太田軍もそのまま石神井城まで追撃し、完全包囲するわけだが、その途中にあった練馬城はどうなったかに関し、史書には一切、触れられていない。おそらく 城主・泰明が討ち死にし、配下の兵士らはちりじりに離散してしまったか、石神井城側と合流し城内に逃げ込んだことだろう。無防備となっていた練馬城はそのまま太田軍が占領したと考えられる。
石神井城はその後、2週間ほど籠城するも、ついに大田軍の総攻撃の前に落城に追い込まれ、そのまま豊島氏は滅亡してしまうのだった。

練馬区

現在、練馬城を取り囲んだ土塁や空堀は全く残っていないが、この城跡自体は東京都指定旧跡となっている。1979年に南側の住宅街で空堀の 一部(最大で幅約 10 m、深さ約 4 m)が発見されており、それらの規模から、内郭の空堀は東西約 110 m、南北約 95 mあったと推定されている。

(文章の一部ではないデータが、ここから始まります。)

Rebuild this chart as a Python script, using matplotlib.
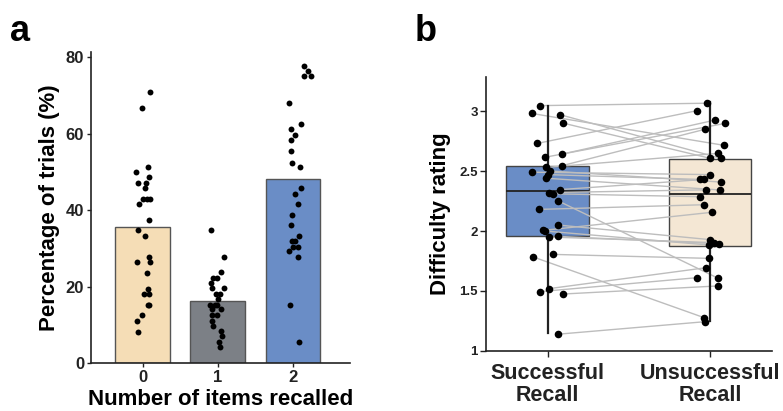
import matplotlib.pyplot as plt
import numpy as np

plt.rcParams['font.family'] = ['Liberation Sans', 'DejaVu Sans']
plt.rcParams['font.weight'] = 'bold'

# ---- panel a: percentage of trials by number of items recalled
recalled_labels = ['0', '1', '2']
bar_means = [35.6, 16.2, 48.1]
bar_colors = ['#F5DDB6', '#7C8086', '#6A8DC6']

pct_0 = [70.8, 66.6, 51.3, 49.9, 48.6, 47.1, 47.1, 45.8, 42.9, 42.9, 42.9, 41.5, 37.4, 34.8,
         33.2, 27.7, 26.4, 26.4, 23.6, 19.4, 18.1, 18.1, 15.3, 15.3, 12.5, 11.0, 8.2]
jit_0 = [0.094, -0.013, 0.063, -0.089, 0.085, -0.067, 0.045, 0.027, 0.0, 0.054, 0.094, -0.045, 0.08, -0.067,
         0.027, 0.089, -0.076, 0.094, 0.054, 0.063, 0.018, 0.08, 0.063, 0.089, -0.004, -0.076, -0.067]
pct_1 = [34.7, 27.7, 23.7, 22.3, 22.3, 20.9, 19.5, 19.5, 18.1, 18.1, 16.7, 15.3, 15.3, 15.3,
         14.0, 14.0, 12.6, 12.6, 11.0, 9.7, 8.3, 7.0, 5.5, 4.2]
jit_1 = [-0.096, 0.083, 0.047, -0.065, -0.007, -0.096, -0.074, 0.078, -0.029, 0.025, 0.0, -0.1, -0.038, -0.007,
         -0.078, 0.047, -0.074, -0.007, -0.074, -0.065, 0.042, 0.051, 0.016, 0.025]
pct_2 = [77.7, 76.4, 75.0, 75.0, 68.0, 62.4, 61.1, 59.6, 58.3, 55.5, 52.4, 51.3, 45.8, 44.3,
         41.6, 38.8, 36.0, 33.2, 31.9, 31.9, 30.4, 30.4, 29.2, 27.7, 15.2, 5.5]
jit_2 = [0.146, 0.199, 0.146, 0.239, -0.046, 0.105, -0.02, 0.021, -0.029, -0.029, -0.011, 0.096, 0.101, 0.029,
         0.07, -0.015, -0.029, 0.079, -0.006, 0.034, 0.003, 0.074, -0.046, 0.061, -0.037, 0.083]

# ---- panel b: difficulty ratings, paired per participant
conditions = ['Successful\nRecall', 'Unsuccessful\nRecall']
box_colors = ['#6A8DC6', '#F4E7D4']
rating_succ = [3.045, 2.98, 2.97, 2.90, 2.73, 2.615, 2.64, 2.545, 2.53, 2.49, 2.50, 2.47, 2.44, 2.345, 2.32,
               2.31, 2.25, 2.18, 2.05, 2.005, 2.0, 1.95, 1.955, 1.785, 1.805, 1.52, 1.495, 1.475, 1.14]
rating_unsucc = [3.065, 2.714, 2.606, 2.606, 3.003, 2.897, 2.925, 2.847, 2.647, 2.47, 2.408, 2.43, 2.342, 2.43, 2.343,
                 2.286, 1.608, 2.219, 1.928, 2.156, 1.883, 1.903, 1.894, 1.278, 1.772, 1.694, 1.611, 1.542, 1.244]
jit_succ = [-0.049, -0.099, 0.074, 0.092, -0.064, -0.015, 0.086, 0.09, -0.01, -0.098, 0.016, 0.0, -0.01, 0.078, 0.01,
            0.035, 0.066, -0.055, 0.062, -0.027, -0.018, 0.005, 0.066, -0.092, 0.035, 0.01, -0.045, 0.097, 0.064]
jit_unsucc = [-0.016, 0.086, 0.066, 0.0, -0.08, 0.094, 0.033, -0.033, 0.051, 0.0, 0.067, -0.062, 0.06, -0.035, -0.027,
              -0.06, 0.047, -0.037, 0.0, 0.012, -0.004, 0.025, 0.054, -0.037, -0.008, -0.025, -0.08, 0.047, -0.033]
box_stats = [
    dict(med=2.331, q1=1.956, q3=2.542, whislo=1.153, whishi=3.042, fliers=[]),
    dict(med=2.308, q1=1.878, q3=2.603, whislo=1.25, whishi=3.075, fliers=[]),
]

fig = plt.figure(figsize=(7.83, 4.11), dpi=100)
axa = fig.add_axes([0.1162, 0.1168, 0.3308, 0.7572])
axb = fig.add_axes([0.6207, 0.146, 0.3649, 0.6674])

# panel a
xs = np.arange(len(bar_means))
axa.bar(xs, bar_means, width=0.73, color=bar_colors, edgecolor='#555555', linewidth=1.0, zorder=1)
for i, (vals, jit) in enumerate([(pct_0, jit_0), (pct_1, jit_1), (pct_2, jit_2)]):
    axa.scatter(i + np.array(jit), vals, s=18, color='black', zorder=3, linewidths=0)
axa.set_xlim(-0.69, 2.76)
axa.set_ylim(0, 81.4)
axa.set_yticks([0, 20, 40, 60, 80])
axa.set_xticks(xs)
axa.set_xticklabels(recalled_labels)
axa.set_ylabel('Percentage of trials (%)', fontsize=16, fontweight='bold', labelpad=4)
axa.set_xlabel('Number of items recalled', fontsize=16, fontweight='bold', labelpad=3)

# panel b
for s, u, js, ju in zip(rating_succ, rating_unsucc, jit_succ, jit_unsucc):
    axb.plot([0 + js, 1 + ju], [s, u], color='#BDBDBD', lw=1.0, zorder=2)
bp = axb.bxp(box_stats, positions=[0, 1], widths=0.51, showcaps=False, patch_artist=True,
             boxprops=dict(edgecolor='#444444', linewidth=1.0),
             medianprops=dict(color='#222222', linewidth=1.3),
             whiskerprops=dict(color='#222222', linewidth=1.6))
for patch, c in zip(bp['boxes'], box_colors):
    patch.set_facecolor(c)
    patch.set_zorder(1)
for w in bp['whiskers']:
    w.set_zorder(2.5)
for m in bp['medians']:
    m.set_zorder(1.5)
axb.scatter(np.array(jit_succ), rating_succ, s=30, color='black', zorder=3, linewidths=0)
axb.scatter(1 + np.array(jit_unsucc), rating_unsucc, s=30, color='black', zorder=3, linewidths=0)
axb.set_xlim(-0.38, 1.38)
axb.set_ylim(1, 3.286)
axb.set_yticks([1, 1.5, 2, 2.5, 3])
axb.set_yticklabels(['1', '1.5', '2', '2.5', '3'])
axb.set_xticks([0, 1])
axb.set_xticklabels(conditions, fontsize=15.5, fontweight='bold', linespacing=1.05)
axb.set_ylabel('Difficulty rating', fontsize=16, fontweight='bold', labelpad=6)

for ax in (axa, axb):
    for side in ('top', 'right'):
        ax.spines[side].set_visible(False)
    for side in ('left', 'bottom'):
        ax.spines[side].set_linewidth(1.2)
        ax.spines[side].set_color('#222222')
    ax.tick_params(length=3, width=1, color='#222222', labelcolor='#222222', pad=2)
axa.tick_params(labelsize=12)
axb.tick_params(axis='y', labelsize=9.5, length=4)
axb.tick_params(axis='x', length=4, pad=5)

fig.text(0.013, 0.965, 'a', fontsize=26, fontweight='bold', va='top', ha='left')
fig.text(0.530, 0.965, 'b', fontsize=26, fontweight='bold', va='top', ha='left')

fig.savefig('out.png', dpi=100)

また、当時の土塁城壁は、底辺部の厚さが 10~15 m、頂上部は騎馬も通れる通路が整備されていたという(高さ約 3 m。上古写真)。また、特に防備が厚く施されていた南面には馬出の跡も確認されている。



ついでに、付近にあった「右馬頭屋敷跡」という史跡も訪問してみた(下地図)。ただし、その詳細は不明ということだった。
そもそも、「右馬頭(うまのかみ)」とは、朝廷から武家へ下賜される最高級の官位の一つで、「左馬頭(次期・征夷大将軍とほぼ同義であった)」に次ぐ役職であった。室町時代には、幕府管領家の細川氏が代々、右馬頭(右馬助)に叙任されている他、戦国時代には、毛利元就や毛利輝元 も右馬頭に着任している。江戸時代には、徳川家光と徳川綱吉も下賜されている。

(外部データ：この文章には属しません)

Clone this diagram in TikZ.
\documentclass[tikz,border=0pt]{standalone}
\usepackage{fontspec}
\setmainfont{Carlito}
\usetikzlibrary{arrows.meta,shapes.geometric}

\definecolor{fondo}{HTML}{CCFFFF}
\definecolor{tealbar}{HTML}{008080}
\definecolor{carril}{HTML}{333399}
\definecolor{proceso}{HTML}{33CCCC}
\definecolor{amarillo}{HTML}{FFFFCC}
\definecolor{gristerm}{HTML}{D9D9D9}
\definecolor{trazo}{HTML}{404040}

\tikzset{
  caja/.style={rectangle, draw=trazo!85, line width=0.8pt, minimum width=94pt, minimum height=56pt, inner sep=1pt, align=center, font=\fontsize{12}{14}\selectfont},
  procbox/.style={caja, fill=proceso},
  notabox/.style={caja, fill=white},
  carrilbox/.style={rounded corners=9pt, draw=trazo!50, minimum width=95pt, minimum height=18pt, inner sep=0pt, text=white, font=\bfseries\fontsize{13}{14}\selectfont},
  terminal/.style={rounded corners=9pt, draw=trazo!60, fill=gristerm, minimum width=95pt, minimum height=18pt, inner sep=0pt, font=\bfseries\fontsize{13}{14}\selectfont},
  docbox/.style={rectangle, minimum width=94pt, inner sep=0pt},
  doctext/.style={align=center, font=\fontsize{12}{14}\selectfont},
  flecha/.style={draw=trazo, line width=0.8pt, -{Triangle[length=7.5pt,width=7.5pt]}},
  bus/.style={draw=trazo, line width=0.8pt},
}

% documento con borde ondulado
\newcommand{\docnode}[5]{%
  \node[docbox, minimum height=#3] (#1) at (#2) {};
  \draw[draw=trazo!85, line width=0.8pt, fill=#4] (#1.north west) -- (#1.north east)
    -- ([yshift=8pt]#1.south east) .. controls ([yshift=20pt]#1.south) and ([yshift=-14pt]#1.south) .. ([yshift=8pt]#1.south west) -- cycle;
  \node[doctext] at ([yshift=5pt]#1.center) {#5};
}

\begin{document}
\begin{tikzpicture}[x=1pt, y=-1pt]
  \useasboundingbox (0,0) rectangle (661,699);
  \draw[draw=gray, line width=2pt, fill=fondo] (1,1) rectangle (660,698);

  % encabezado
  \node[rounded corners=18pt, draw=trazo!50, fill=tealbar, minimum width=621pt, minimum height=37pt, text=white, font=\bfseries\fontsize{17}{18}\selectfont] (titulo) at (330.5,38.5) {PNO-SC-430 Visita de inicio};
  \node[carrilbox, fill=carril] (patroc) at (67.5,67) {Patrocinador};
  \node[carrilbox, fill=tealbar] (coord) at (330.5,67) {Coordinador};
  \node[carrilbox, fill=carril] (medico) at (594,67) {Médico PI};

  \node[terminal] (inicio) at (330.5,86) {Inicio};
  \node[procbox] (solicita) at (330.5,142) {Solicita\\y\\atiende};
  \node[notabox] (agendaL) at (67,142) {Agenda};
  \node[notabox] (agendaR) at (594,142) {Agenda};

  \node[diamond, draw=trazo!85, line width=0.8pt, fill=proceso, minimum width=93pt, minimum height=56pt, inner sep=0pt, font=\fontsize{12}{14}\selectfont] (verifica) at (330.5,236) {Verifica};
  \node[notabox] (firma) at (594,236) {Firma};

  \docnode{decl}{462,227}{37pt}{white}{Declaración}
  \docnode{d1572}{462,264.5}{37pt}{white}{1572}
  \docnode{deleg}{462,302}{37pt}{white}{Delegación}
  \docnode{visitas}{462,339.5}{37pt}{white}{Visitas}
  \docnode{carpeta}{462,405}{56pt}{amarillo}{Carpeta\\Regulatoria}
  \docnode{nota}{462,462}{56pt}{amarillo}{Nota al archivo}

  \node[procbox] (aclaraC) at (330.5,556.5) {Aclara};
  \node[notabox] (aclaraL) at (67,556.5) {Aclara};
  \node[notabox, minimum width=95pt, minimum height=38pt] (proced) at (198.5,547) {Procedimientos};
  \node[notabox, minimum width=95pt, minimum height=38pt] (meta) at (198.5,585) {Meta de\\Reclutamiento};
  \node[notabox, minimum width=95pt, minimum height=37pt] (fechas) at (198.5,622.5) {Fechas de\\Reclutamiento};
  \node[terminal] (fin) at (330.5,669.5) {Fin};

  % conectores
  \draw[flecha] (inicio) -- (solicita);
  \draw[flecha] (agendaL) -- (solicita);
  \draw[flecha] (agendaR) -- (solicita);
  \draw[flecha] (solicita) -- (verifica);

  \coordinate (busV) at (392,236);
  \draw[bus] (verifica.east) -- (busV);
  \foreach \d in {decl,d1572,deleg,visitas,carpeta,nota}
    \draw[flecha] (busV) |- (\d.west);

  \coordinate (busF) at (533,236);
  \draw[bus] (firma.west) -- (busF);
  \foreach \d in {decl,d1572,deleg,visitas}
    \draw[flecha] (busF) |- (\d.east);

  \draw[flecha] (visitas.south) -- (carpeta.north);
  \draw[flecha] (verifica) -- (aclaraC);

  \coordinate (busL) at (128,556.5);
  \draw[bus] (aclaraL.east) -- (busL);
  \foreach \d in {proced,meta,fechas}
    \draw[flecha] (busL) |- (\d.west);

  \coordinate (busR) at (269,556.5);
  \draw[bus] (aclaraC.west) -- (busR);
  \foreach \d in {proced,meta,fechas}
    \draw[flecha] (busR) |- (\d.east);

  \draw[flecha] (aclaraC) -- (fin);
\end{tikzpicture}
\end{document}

綱吉は将軍就任前に脚症を患っており、その病気療養のために練馬区内に滞在していたことがあり、その時に滞在した屋敷地の一つであったと考えられる。その屋敷地としては「徳川綱吉御殿跡(練馬区北町 1-15-5。下地図)が確認されているが、その他にも複数あったものと推察される。当時、綱吉は次期将軍候補として、すでに朝廷から「右馬頭」に叙任されていた。

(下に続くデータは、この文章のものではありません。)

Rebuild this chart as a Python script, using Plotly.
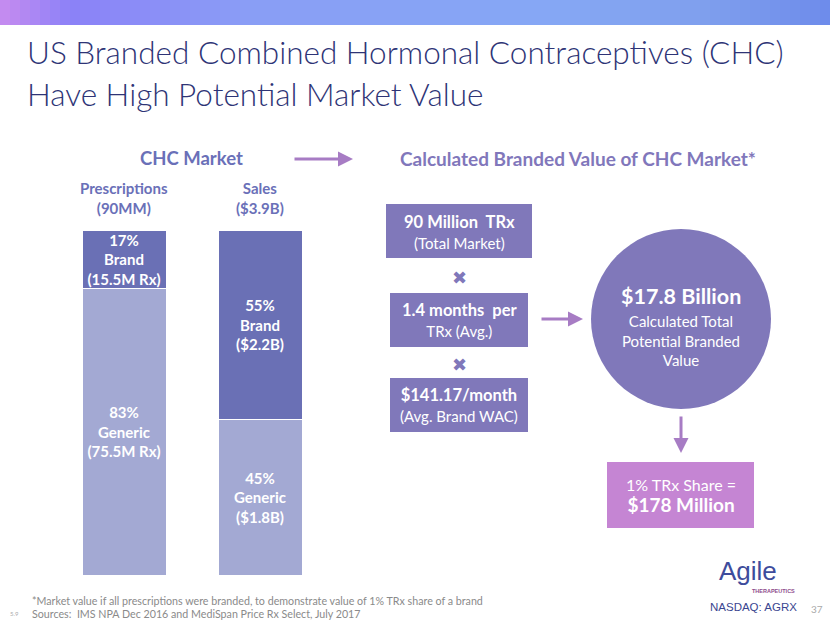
import plotly.graph_objects as go

# ---- data ----
bar_categories = ["Prescriptions", "Sales"]
generic_share = [83, 45]
brand_share = [17, 55]
generic_labels = ["83%<br>Generic<br>(75.5M Rx)", "45%<br>Generic<br>($1.8B)"]
brand_labels = ["17%<br>Brand<br>(15.5M Rx)", "55%<br>Brand<br>($2.2B)"]
bar_headers = ["Prescriptions<br>(90MM)", "Sales<br>($3.9B)"]

W, H = 830, 623
FONT = "Lato"
BRAND_C = "#6A70B5"
GENERIC_C = "#A3A9D3"
BOX_C = "#8078BA"
PINK_C = "#C585D3"
ARROW_C = "#A77CC4"
HEAD_C = "#6A70B8"

fig = go.Figure()

# stacked bars (100%)
fig.add_trace(go.Bar(
    x=bar_categories, y=generic_share, text=generic_labels,
    marker=dict(color=GENERIC_C, line=dict(color="white", width=1)),
    textposition="inside", insidetextanchor="middle", constraintext="none",
    textfont=dict(family=FONT, size=15, color="white", weight="bold"),
    xaxis="x2", yaxis="y2", hoverinfo="skip", showlegend=False,
))
fig.add_trace(go.Bar(
    x=bar_categories, y=brand_share, text=brand_labels,
    marker=dict(color=BRAND_C, line=dict(color="white", width=1)),
    textposition="inside", insidetextanchor="middle", constraintext="none",
    textfont=dict(family=FONT, size=15, color="white", weight="bold"),
    xaxis="x2", yaxis="y2", hoverinfo="skip", showlegend=False,
))

shapes = []
# gradient banner
stops = [(0, (200, 140, 240)), (70, (140, 130, 248)), (250, (138, 158, 246)),
         (550, (134, 168, 245)), (700, (128, 160, 238)), (830, (110, 140, 235))]
n = 83
for i in range(n):
    x0 = i * W / n
    x1 = (i + 1) * W / n
    xm = (x0 + x1) / 2
    for j in range(len(stops) - 1):
        if stops[j][0] <= xm <= stops[j + 1][0]:
            t = (xm - stops[j][0]) / (stops[j + 1][0] - stops[j][0])
            c = tuple(int(stops[j][1][k] + t * (stops[j + 1][1][k] - stops[j][1][k])) for k in range(3))
            break
    shapes.append(dict(type="rect", xref="x", yref="y", x0=x0, x1=x1 + 0.5, y0=0, y1=25,
                       fillcolor="rgb(%d,%d,%d)" % c, line=dict(width=0), layer="below"))

# boxes
for (x0, x1, y0, y1) in [(386, 532, 204, 258), (390, 528, 293, 347), (390, 528, 378, 432)]:
    shapes.append(dict(type="rect", xref="x", yref="y", x0=x0, x1=x1, y0=y0, y1=y1,
                       fillcolor=BOX_C, line=dict(width=0)))
shapes.append(dict(type="circle", xref="x", yref="y", x0=591, x1=771, y0=229, y1=409,
                   fillcolor=BOX_C, line=dict(width=0)))
shapes.append(dict(type="rect", xref="x", yref="y", x0=607, x1=754, y0=462, y1=528,
                   fillcolor=PINK_C, line=dict(width=0)))

ann = []
def T(x, y, text, size, color, bold=False, xanchor="center", family=FONT, weight=None):
    ann.append(dict(x=x, y=y, xref="x", yref="y", text=text, showarrow=False,
                    xanchor=xanchor, yanchor="middle", align="center",
                    font=dict(family=family, size=size, color=color,
                              weight=weight if weight else ("bold" if bold else "normal"))))

def A(x0, y0, x1, y1):
    ann.append(dict(x=x1, y=y1, ax=x0, ay=y0, xref="x", yref="y", axref="x", ayref="y",
                    text="", showarrow=True, arrowhead=2, arrowsize=1, arrowwidth=3,
                    arrowcolor=ARROW_C))

# title
T(25, 52, "US Branded Combined Hormonal Contraceptives (CHC)", 31.5, "#2E3476", xanchor="left", weight=300)
T(25, 94, "Have High Potential Market Value", 31.5, "#2E3476", xanchor="left", weight=300)

# headings
T(191, 158, "CHC Market", 18.5, HEAD_C, bold=True)
A(293, 159, 353, 159)
T(578, 158, "Calculated Branded Value of CHC Market*", 19, "#8177BB", bold=True)

# bar headers
T(124, 198, bar_headers[0], 15, HEAD_C, bold=True)
T(260, 198, bar_headers[1], 15, HEAD_C, bold=True)

# boxes text
T(459, 232, "<b>90 Million  TRx</b><br><span style='font-size:15px'>(Total Market)</span>", 16.5, "white")
T(459, 320, "<b>1.4 months  per</b><br><span style='font-size:15px'>TRx (Avg.)</span>", 16.5, "white")
T(459, 405, "<b>$141.17/month</b><br><span style='font-size:15px'>(Avg. Brand WAC)</span>", 16.5, "white")
T(459, 277, "✖", 18, BOX_C, family="DejaVu Sans")
T(459, 364, "✖", 18, BOX_C, family="DejaVu Sans")

A(540, 319, 583, 319)
T(681, 296, "<b>$17.8 Billion</b>", 21.5, "white")
T(681, 340, "Calculated Total<br>Potential Branded<br>Value", 15, "white")

A(681, 415, 681, 453)
T(681, 495, "1% TRx Share =<br><b><span style='font-size:19px'>$178 Million</span></b>", 16, "white")

# footnotes
T(30, 600, "*Market value if all prescriptions were branded, to demonstrate value of 1% TRx share of a brand",
  10.7, "#8a8a8a", xanchor="left")
T(30, 613, "Sources:  IMS NPA Dec 2016 and MediSpan Price Rx Select, July 2017", 10.7, "#8a8a8a", xanchor="left")
T(8, 613, "5.9", 6, "#aaaaaa", xanchor="left")

# logo
T(748, 571, "Agile", 26, "#3E4C9C", family="Liberation Sans")
T(773, 591, "THERAPEUTICS", 5.5, "#8E4B8C", bold=True, family="Liberation Sans")
T(753, 607, "NASDAQ: AGRX", 11.5, "#3A4690", family="Liberation Sans")
T(817, 609, "37", 10, "#aaaaaa")

fig.update_layout(
    width=W, height=H, margin=dict(l=0, r=0, t=0, b=0),
    paper_bgcolor="white", plot_bgcolor="rgba(0,0,0,0)",
    barmode="stack", bargap=1 - 84 / 136,
    xaxis=dict(range=[0, W], domain=[0, 1], visible=False, fixedrange=True),
    yaxis=dict(range=[H, 0], domain=[0, 1], visible=False, fixedrange=True),
    xaxis2=dict(domain=[56 / W, 328 / W], range=[-0.5, 1.5], visible=False, anchor="y2"),
    yaxis2=dict(domain=[1 - 575 / H, 1 - 230 / H], range=[0, 100], visible=False, anchor="x2"),
    shapes=shapes, annotations=ann, showlegend=False,
)

fig.write_html("out.html", config={"displayModeBar": False},
               post_script="document.body.style.margin='0';document.body.style.overflow='hidden';")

この「右馬頭屋敷跡」がある練馬二丁目周辺は、かつて「栗山大門」と称され、地元で「御殿」「裏門」「表門」という地名が残っていたという。現在、その屋敷地跡の大部分が、練馬区立開進第二中学校となっている。
室町時代中期までは、練馬城の出城である「栗山城」が立地していたとされる(城郭遺構は全く現存せず)。

練馬区

なお、最後に「練馬区」の由来であるが、複数の説が唱えられている。そのうちの一つとして、鎌倉~室町時代にかけて、この地を支配した豊島氏の家臣の中で、馬術に長けた者がおり、彼らに馬の 調練(練る)をさせたことに関係する、というものがある。区内には「馬頭観音」や「庚申塔」が複数、現存しており、いずれも旅路や馬に関する歴史遺産となっている。上地図。